There are some real plot holes here and it could have really done with another 100 or so pages to run its course more satisfactorily. It was a fun Sunday evening read though.
Iain McLaughlin – Blood & Hope
This is the first time the Fifth Doctor has appeared in this series which does surprise me somewhat. He, Peri and Erimen visit the Wild West only to immediately become separated with the Doctor helping out the Union army whilst Peri and the black Egyptian Erimen are trapped behind Confederate lines with a ‘crazy evil’ colonel.
The book is all told through letter extracts which, due partly to the relatively short book length, didn’t become tiresome. That the book was also quite engagingly written also helped obviously.
Probably more so than any other Telos novella this read like an episode of the TV show (except for the killing at the end) and I enjoyed it very much.

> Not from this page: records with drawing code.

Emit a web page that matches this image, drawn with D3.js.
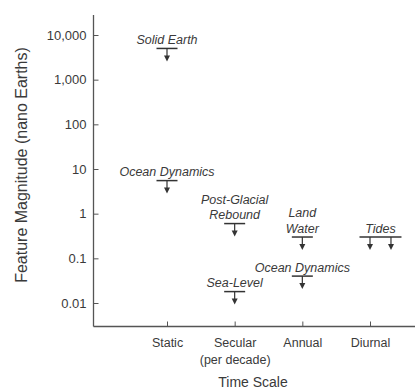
<!DOCTYPE html>
<html>
<head>
<meta charset="utf-8">
<script src="https://cdn.jsdelivr.net/npm/d3@7/dist/d3.min.js"></script>
<style>
  html, body { margin: 0; padding: 0; background: #fff; }
  svg { display: block; }
  text { font-family: "Liberation Sans", Arial, Helvetica, sans-serif; fill: #3a3a3a; }
</style>
</head>
<body>
<svg id="chart" width="417" height="389"></svg>
<script>
// Time-scale categories along the x axis
const categories = ["Static", "Secular", "Annual", "Diurnal"];
const categorySubLabels = ["", "(per decade)", "", ""];

// Magnitude ticks (nano Earths)
const yTicks = [10000, 1000, 100, 10, 1, 0.1, 0.01];
const yTickLabels = ["10,000", "1,000", "100", "10", "1", "0.1", "0.01"];

// Geophysical features: name, time scale, upper-bound magnitude
const featureNames = ["Solid Earth", "Ocean Dynamics", "Post-Glacial\nRebound", "Sea-Level",
                      "Land\nWater", "Ocean Dynamics", "Tides"];
const featureScales = ["Static", "Static", "Secular", "Secular", "Annual", "Annual", "Diurnal"];
const featureValues = [5000, 5.5, 0.6, 0.018, 0.3, 0.04, 0.3];
// arrow positions within a time-scale slot (diurnal and semidiurnal tides)
const featureArrows = [[0], [0], [0], [0], [0], [0], [0, 0.31]];

const svg = d3.select("#chart");
const axisColor = "#555";
const markColor = "#333";
const textColor = "#3e3e3e";

// layout
const axisX = 93.5, axisY = 326.5, axisRight = 415, axisTop = 15;

const y = d3.scaleLog().domain([0.01, 10000]).range([303, 35]);
const x = d3.scaleLinear().domain([0, categories.length - 1]).range([167, 370]);

// y axis: labels on the left, short ticks pointing into the plot
const yAxis = d3.axisLeft(y)
  .tickValues(yTicks)
  .tickFormat((d, i) => yTickLabels[i])
  .tickSizeInner(-5)
  .tickSizeOuter(0)
  .tickPadding(7);

const gy = svg.append("g").attr("transform", `translate(${axisX},0)`).call(yAxis);
gy.select(".domain").remove();
gy.selectAll(".tick line").attr("stroke", axisColor).attr("stroke-width", 1);
gy.selectAll(".tick text").attr("font-size", 13).attr("fill", textColor)
  .attr("font-family", "Liberation Sans, Arial, sans-serif");

// x axis: category labels below, ticks pointing up
const xAxis = d3.axisBottom(x)
  .tickValues(d3.range(categories.length))
  .tickFormat(i => categories[i])
  .tickSizeInner(-5)
  .tickSizeOuter(0)
  .tickPadding(12);

const gx = svg.append("g").attr("transform", `translate(0,${axisY})`).call(xAxis);
gx.select(".domain").remove();
gx.selectAll(".tick line").attr("stroke", axisColor).attr("stroke-width", 1);
gx.selectAll(".tick text").attr("font-size", 12.5).attr("fill", textColor)
  .attr("font-family", "Liberation Sans, Arial, sans-serif");

// second line under a category label
gx.selectAll(".tick").each(function(d, i) {
  if (categorySubLabels[i]) {
    d3.select(this).append("text")
      .attr("y", 37)
      .attr("text-anchor", "middle")
      .attr("font-size", 12.5)
      .attr("fill", textColor)
      .text(categorySubLabels[i]);
  }
});

// axis lines
svg.append("line")
  .attr("x1", axisX).attr("x2", axisX)
  .attr("y1", axisTop).attr("y2", axisY)
  .attr("stroke", axisColor).attr("stroke-width", 1.3);
svg.append("line")
  .attr("x1", axisX).attr("x2", axisRight)
  .attr("y1", axisY).attr("y2", axisY)
  .attr("stroke", axisColor).attr("stroke-width", 1.6);

// axis titles
svg.append("text")
  .attr("transform", `translate(27,165) rotate(-90)`)
  .attr("text-anchor", "middle")
  .attr("font-size", 16)
  .attr("fill", textColor)
  .text("Feature Magnitude (nano Earths)");

svg.append("text")
  .attr("x", 253).attr("y", 387)
  .attr("text-anchor", "middle")
  .attr("font-size", 14)
  .attr("fill", textColor)
  .text("Time Scale");

// feature markers: a bar at the magnitude with downward arrow(s)
const halfBar = 10.5, stemLen = 13, headLen = 6, headHalf = 3;
const features = featureNames.map((name, i) => ({
  name,
  cat: categories.indexOf(featureScales[i]),
  value: featureValues[i],
  arrows: featureArrows[i]
}));

const fg = svg.append("g");
features.forEach(f => {
  const yv = y(f.value);
  const xs = f.arrows.map(o => x(f.cat + o));
  const x0 = d3.min(xs) - halfBar, x1 = d3.max(xs) + halfBar;
  const g = fg.append("g");

  g.append("line")
    .attr("x1", x0).attr("x2", x1)
    .attr("y1", yv).attr("y2", yv)
    .attr("stroke", markColor).attr("stroke-width", 1.5);

  xs.forEach(ax => {
    g.append("line")
      .attr("x1", ax).attr("x2", ax)
      .attr("y1", yv).attr("y2", yv + stemLen - headLen + 1)
      .attr("stroke", markColor).attr("stroke-width", 1.2);
    g.append("path")
      .attr("d", `M${ax - headHalf},${yv + stemLen - headLen} L${ax + headHalf},${yv + stemLen - headLen} L${ax},${yv + stemLen} Z`)
      .attr("fill", markColor);
  });

  const lines = f.name.split("\n");
  const cx = (d3.min(xs) + d3.max(xs)) / 2;
  const t = g.append("text")
    .attr("text-anchor", "middle")
    .attr("font-size", 12.5)
    .attr("font-style", "italic")
    .attr("fill", textColor);
  lines.forEach((ln, j) => {
    t.append("tspan")
      .attr("x", cx)
      .attr("y", yv - 4.5 - (lines.length - 1 - j) * 15.5)
      .text(ln);
  });
});
</script>
</body>
</html>
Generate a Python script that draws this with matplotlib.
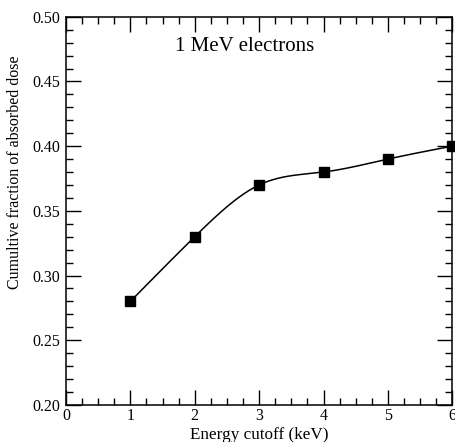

Simon Clark – The Dalek Factor
This, the fifteenth and final Telos novella was written by the guy who wrote a sequel to Day of the Triffids a few years ago and here he’s continued the theme with a story set on a world of killer flora and fauna...and Daleks.
The Doctor is not identified but definitely isn’t the First and his request, whilst amnesiac, to be called Professor leads one towards the Seventh but who knows.
It was enigmatic and fun, lots of fun in fact. It was very light but also very ‘Who’; particularly very modern ‘Who’. I could imagine the showdown featuring the Tenth, all it needed was the word ‘Sorry’ a lot.